Jeff Mazer, OJMCHE Board President, announced that Executive Director Judy Margles will retire at the end of 2023. He added, “Judy’s contribution to our community’s understanding of its past and its commitment to a better future cannot be overstated. For the last 24 years, she has been a guiding force in the evolution of OJMCHE and the strengthening of the museum’s mission.”
“This seems like the right time to put this amazing organization into somebody else’s capable hands,” said Judy Margles. “We are about to complete a major expansion that adds a core exhibition focused on human rights to our offerings, the only gallery of its kind in the Pacific Northwest. I look back on the past two plus decades with the deepest gratitude. Today—as it has been every day—it is my enormous privilege to work with this extraordinary community as we complete this stage of the museum’s evolution.”
During her tenure, Judy led the museum through unprecedented growth and innovation. She joined the museum in 1999 after 10 years as a curator at OMSI. One of her earliest exhibitions, Arnold Mesches: A Century Survey, was created in partnership with the Pacific Northwest College of Art and became the first of many collaborations with local and national institutions that positioned OJMCHE, and Judy herself, as both a community resource and a highly respected thought leader in the field.
Judy curated and managed countless exhibitions, from the intensely beautiful to the deeply disturbing. She initiated the museum’s ongoing emphasis on community-based exhibitions and on building a significant regional archive and artifact collection that today includes over 15,000 photographs, 1,000 oral histories, and 2,500 objects. She was at the helm when the museum merged with the Oregon Holocaust Resource Center that stewarded the Oregon Holocaust Memorial in Washington Park, creating what is now the Oregon Jewish Museum and Center for Holocaust Education. Judy also expanded the Museum’s education programming and contributed to the development of Oregon’s SB 664, a bill mandating Holocaust and genocide education throughout the state’s schools.
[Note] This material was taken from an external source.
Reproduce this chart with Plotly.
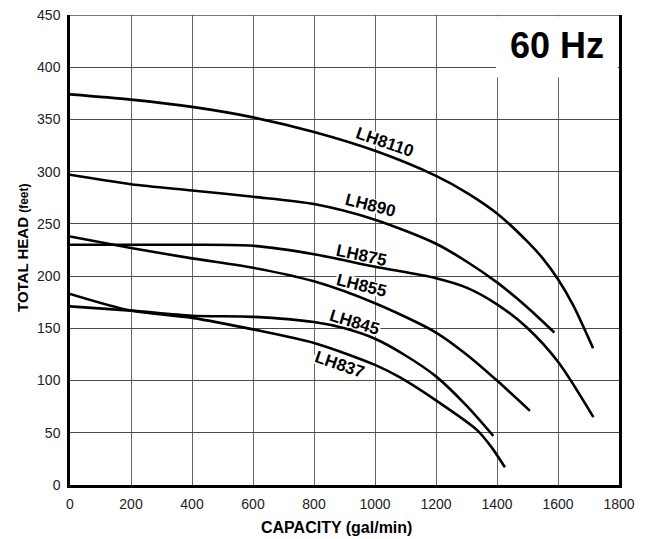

During her tenure, she oversaw the museum through three moves before the purchase, renovation, and opening in 2017 of OJMCHE’s home on NW Davis Street.
Jeff Mazer stated that the OJMCHE Board has hired a national search firm to find the right person to build the unique combination of programs, exhibitions, and community engagement that will help OJMCHE achieve its vision: to create a world that upholds and values truth, history, and justice.